The trial court correctly considered our opinion in DeLeon in the light by which such an opinion should be considered, namely, as a guide to the application of legal principles to the facts then before it. The trial court determined that the facts before it were factually distinguishable from the facts before the DeLeon court. We agree with that decision. To explicate why we agree, we must refer to those facts. In DeLeon, the affidavit used in obtaining a search warrant showed that the person who offered cocaine to the officer there drove to a house on 21 st Street in Lubbock, picked up a second person, drove to a convenience store where one of the people entered the store while the other drove to the defendant’s house on 38 th Street, also in Lubbock, and went into the house. After leaving the house, the driver picked up the second person at the convenience store and then returned to the officer to complete the sale. We held the trial court did not abuse its discretion in finding the affidavit did not establish probable cause to believe cocaine could be found at the defendant’s house. State v. DeLeon, No. 07-95-0339-CR, slip op. at 4. There, the trial court was justified in believing that the fact that two suspects went to two different locations between the offer to sell and the delivery was too attenuated to show probable cause. That is not the case here, and the trial court acted within its discretion in overruling the motion to suppress.

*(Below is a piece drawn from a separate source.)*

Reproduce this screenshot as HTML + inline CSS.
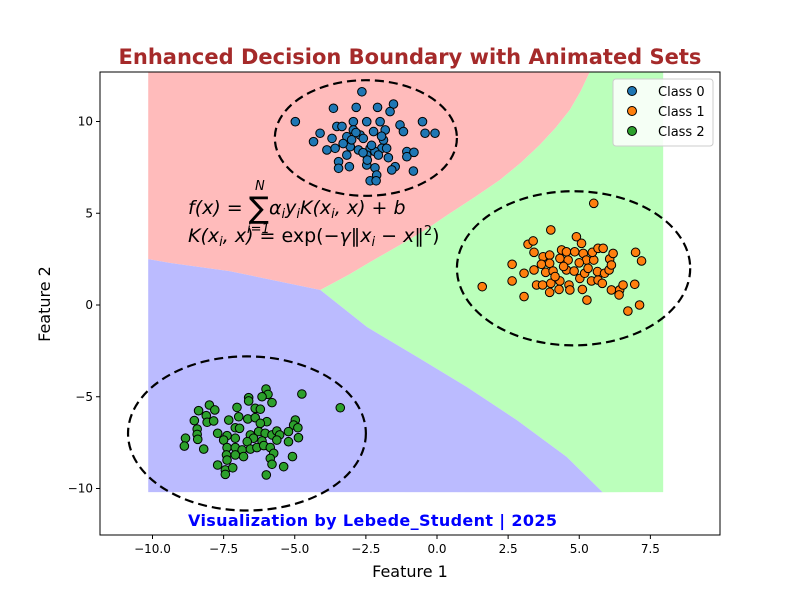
<!DOCTYPE html>
<html><head><meta charset="utf-8"><style>
body{margin:0;background:#fff;}
svg text{font-family:"DejaVu Sans","Liberation Sans",sans-serif;}
</style></head><body>
<svg id="chart" width="800" height="600" xmlns="http://www.w3.org/2000/svg">
<rect width="800" height="600" fill="#fff"/>
<g id="regions"></g>
<g id="ellipses"></g>
<g id="points"></g>
<rect x="100" y="72" width="620" height="463" fill="none" stroke="#000" stroke-width="1"/>
<g id="axes"></g>
<text x="410" y="64" text-anchor="middle" font-size="21" font-weight="bold" fill="#a52a2a">Enhanced Decision Boundary with Animated Sets</text>
<text x="410" y="577" text-anchor="middle" font-size="16">Feature 1</text>
<text x="50" y="304" text-anchor="middle" font-size="16" transform="rotate(-90 50 304)">Feature 2</text>
<g font-size="19" font-style="italic">
<text x="188" y="214">f(x) = <tspan font-style="normal" font-size="30" dy="4">∑</tspan><tspan dy="-4">α</tspan><tspan font-size="13" dy="4">i</tspan><tspan dy="-4">y</tspan><tspan font-size="13" dy="4">i</tspan><tspan dy="-4">K(x</tspan><tspan font-size="13" dy="4">i</tspan><tspan dy="-4">, x) + b</tspan></text>
<text x="255" y="190" font-size="13">N</text>
<text x="247" y="233" font-size="13">i=1</text>
<text x="188" y="242">K(x<tspan font-size="13" dy="4">i</tspan><tspan dy="-4">, x) = </tspan><tspan font-style="normal">exp(−</tspan>γ‖x<tspan font-size="13" dy="4">i</tspan><tspan dy="-4"> − x‖</tspan><tspan font-size="13" font-style="normal" dy="-7">2</tspan><tspan font-style="normal" dy="7">)</tspan></text>
</g>
<text x="188" y="526" font-size="16" font-weight="bold" fill="#0000ff" textLength="369">Visualization by Lebede_Student | 2025</text>
<g>
<rect x="613" y="79" width="100" height="67" rx="3" fill="#fff" fill-opacity="0.85" stroke="#ccc"/>
<circle cx="632" cy="91" r="4.5" fill="#1f77b4" stroke="#000"/>
<text x="658" y="96" font-size="13">Class 0</text>
<circle cx="632" cy="111" r="4.5" fill="#ff7f0e" stroke="#000"/>
<text x="658" y="116" font-size="13">Class 1</text>
<circle cx="632" cy="131" r="4.5" fill="#2ca02c" stroke="#000"/>
<text x="658" y="136" font-size="13">Class 2</text>
</g>
</svg>
<script>
const xTicks=[-10,-7.5,-5,-2.5,0,2.5,5,7.5];
const xTickLabels=["−10.0","−7.5","−5.0","−2.5","0.0","2.5","5.0","7.5"];
const yTicks=[-10,-5,0,5,10];
const yTickLabels=["−10","−5","0","5","10"];
const regionExtent=[-10.15,7.95,-10.2,12.7];
const boundaryRedBlue=[[-10.15,2.5],[-9.37,2.29],[-7.3,1.85],[-4.1,0.82]];
const boundaryRedGreen=[[-4.1,0.82],[-3.1,1.65],[-2.35,2.34],[-1.3,3.27],[-0.4,4.1],[0.46,5.0],[1.35,5.9],[2.21,6.81],[2.95,7.75],[3.61,8.72],[4.17,9.65],[4.67,10.63],[5.05,11.65],[5.37,12.7]];
const boundaryBlueGreen=[[-4.1,0.82],[-2.46,-1.2],[-0.70,-2.83],[1.05,-4.47],[2.81,-6.27],[4.56,-8.28],[5.82,-10.2]];
const ellipseCenters=[[-2.5,9.1],[4.8,2.0],[-6.68,-7.0]];
const ellipseRadii=[[3.2,3.15],[4.1,4.2],[4.18,4.2]];
const class0X=[-2.64,-3.64,-2.84,-2.09,-1.53,-1.65,-4.98,-0.51,-4.11,-4.34,-0.42,-0.07,-3.87,-3.52,-2.94,-2.47,-2.00,-1.30,-1.18,-3.69,-3.17,-2.70,-2.23,-1.82,-3.05,-2.59,-2.35,-1.88,-1.94,-3.58,-3.17,-2.76,-2.47,-2.18,-1.77,-3.46,-3.46,-3.08,-2.47,-2.18,-1.71,-1.47,-1.59,-1.06,-0.81,-1.06,-0.83,-2.12,-2.35,-2.14,-2.94,-3.34,-2.06,-2.85,-3.30,-2.30,-1.95,-2.60,-3.00,-2.45];
const class0Y=[11.62,10.72,10.77,10.77,10.95,10.54,9.99,9.99,9.36,8.90,9.36,9.36,8.45,9.73,9.99,9.99,9.99,9.81,9.45,9.08,9.17,9.26,9.45,9.54,8.63,9.08,8.54,8.99,8.54,8.54,8.17,8.45,8.17,8.36,8.54,7.81,7.45,7.54,7.63,7.48,8.03,7.54,7.36,8.36,8.32,8.08,7.30,7.08,6.77,6.77,9.54,9.73,8.17,9.40,8.80,8.70,9.20,8.30,9.00,7.90];
const class1X=[5.51,4.00,4.90,5.08,3.20,3.38,3.41,2.64,2.64,1.59,3.06,3.06,3.41,3.50,3.71,3.73,3.96,3.67,3.96,3.82,4.08,4.00,3.96,4.32,4.38,4.55,4.61,4.55,4.32,4.29,4.64,4.67,4.84,4.82,5.02,5.14,5.25,5.19,5.31,5.51,5.46,5.66,5.84,5.43,5.66,5.81,5.64,5.89,6.05,6.07,6.19,6.13,5.11,5.27,6.13,6.42,6.40,6.54,6.95,6.98,7.19,7.12,6.71,4.45,5.00,4.15];
const class1Y=[5.54,4.09,3.72,3.36,3.31,3.49,2.87,2.22,1.31,1.00,1.73,0.46,1.91,1.09,1.09,2.63,2.72,2.22,2.27,1.78,1.85,1.18,0.69,2.54,3.00,2.90,2.45,1.91,1.31,0.85,1.09,0.82,2.90,1.85,1.45,2.81,2.45,1.73,2.00,2.45,2.87,3.09,3.09,1.31,1.36,1.18,1.82,1.73,1.91,2.51,2.81,2.18,0.85,0.27,0.82,0.82,0.55,1.09,1.13,2.87,2.40,0.00,-0.33,2.10,2.30,1.55];
const class2X=[-6.01,-5.94,-4.75,-6.62,-6.62,-6.15,-5.80,-6.39,-6.21,-7.03,-8.00,-7.81,-8.38,-8.11,-8.53,-8.08,-7.85,-7.32,-6.97,-6.65,-6.39,-5.98,-6.21,-4.98,-5.04,-4.89,-8.43,-8.43,-8.41,-7.09,-6.94,-7.71,-7.38,-7.09,-6.56,-6.27,-6.04,-5.80,-5.63,-5.53,-5.22,-4.87,-5.22,-5.63,-6.15,-6.45,-6.67,-8.84,-8.88,-8.20,-7.50,-7.38,-7.09,-6.85,-6.56,-6.33,-6.09,-5.86,-5.74,-7.40,-7.09,-6.80,-5.86,-5.80,-7.38,-7.71,-7.44,-7.44,-7.18,-5.39,-5.08,-6.00,-3.40];
const class2Y=[-4.58,-4.87,-4.85,-5.05,-5.23,-5.00,-5.32,-5.63,-5.68,-5.58,-5.45,-5.72,-5.76,-6.03,-6.30,-6.39,-6.32,-6.27,-6.09,-6.21,-6.14,-6.36,-6.45,-6.27,-6.54,-6.69,-6.76,-7.05,-7.32,-6.69,-6.72,-6.99,-7.12,-7.26,-7.08,-6.90,-6.99,-7.08,-6.87,-7.08,-6.90,-7.23,-7.45,-7.36,-7.41,-7.26,-7.45,-7.26,-7.69,-7.85,-7.36,-7.77,-7.77,-7.90,-7.85,-7.77,-7.66,-7.77,-8.08,-8.17,-8.17,-8.26,-8.36,-8.68,-8.45,-8.72,-8.99,-9.23,-8.87,-8.81,-8.26,-9.26,-5.60];

const NS="http://www.w3.org/2000/svg";
const X0=100,X1=720,Y0=72,Y1=535;
const pxPerX=28.45, x0px=437, pxPerY=18.35, y0px=305;
function sx(v){return x0px+v*pxPerX;}
function sy(v){return y0px-v*pxPerY;}
function mk(tag,attrs,parent){const e=document.createElementNS(NS,tag);for(const k in attrs)e.setAttribute(k,attrs[k]);parent.appendChild(e);return e;}
function pts(arr){return arr.map(p=>sx(p[0]).toFixed(1)+","+Math.max(Y0,sy(p[1])).toFixed(1));}

const reg=document.getElementById('regions');
const [ex0,ex1,ey0,ey1]=regionExtent;
const topY=Math.max(Y0,sy(ey1));
let red=mk('polygon',{points:[sx(ex0)+","+topY,...pts(boundaryRedBlue),...pts(boundaryRedGreen)].join(" "),fill:"#ffbbbb"},reg);


let green=mk('polygon',{points:[...pts(boundaryRedGreen).reverse(),...pts(boundaryBlueGreen),sx(ex1)+","+sy(ey0),sx(ex1)+","+topY].join(" "),fill:"#bbffbb"},reg);


let blue=mk('polygon',{points:[...pts(boundaryRedBlue),...pts(boundaryBlueGreen),sx(ex0)+","+sy(ey0)].join(" "),fill:"#bbbbff"},reg);



const eg=document.getElementById('ellipses');
ellipseCenters.forEach((c,i)=>{
  const cx=sx(c[0]),cy=sy(c[1]);
  const rx=sx(c[0]+ellipseRadii[i][0])-cx, ry=cy-sy(c[1]+ellipseRadii[i][1]);
  const e=mk('ellipse',{cx:cx,cy:cy,rx:rx,ry:ry,fill:"none",stroke:"#000","stroke-width":2.2,"stroke-dasharray":"9,5"},eg);
  
  
});

const pg=document.getElementById('points');
[[class0X,class0Y,"#1f77b4"],[class1X,class1Y,"#ff7f0e"],[class2X,class2Y,"#2ca02c"]].forEach((s,ci)=>{
  s[0].forEach((x,i)=>{
    const c=mk('circle',{cx:sx(x),cy:sy(s[1][i]),r:4.3,fill:s[2],stroke:"#000","stroke-width":1},pg);
    
    
  });
});

const ax=document.getElementById('axes');
xTicks.forEach((t,i)=>{
  const x=sx(t);
  const l=mk('line',{x1:x,x2:x,y1:Y1,y2:Y1+4,stroke:"#000"},ax);
  
  
  const tx=mk('text',{x:x,y:Y1+18,"text-anchor":"middle","font-size":12},ax);
  tx.textContent=xTickLabels[i];
  
  
});
yTicks.forEach((t,i)=>{
  const y=sy(t);
  const l=mk('line',{x1:X0-4,x2:X0,y1:y,y2:y,stroke:"#000"},ax);
  
  
  const tx=mk('text',{x:X0-7,y:y+4,"text-anchor":"end","font-size":12},ax);
  tx.textContent=yTickLabels[i];
  
  
});
</script>
</body></html>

Appellant’s points of error are overruled, and the judgment of the trial court is affirmed.
John T. Boyd
Senior Justice
Publish.
FOOTNOTES
1:
John T. Boyd, Chief Justice (Ret.), Seventh Court of Appeals, sitting by assignment. Tex. Gov’t Code Ann. §75.002(a)(1) (Vernon Supp. 2003).
2:
Although referring to the person who dealt with Officer Hook and went to the house as the “subject” is somewhat awkward, we will use that reference in this opinion to be consistent with the references in the affidavit.
3:
Former Rule 47.7 provided: “Opinions not designated for publication by the court of appeals have no precedential value and must not be cited as authority by counsel or by a court.”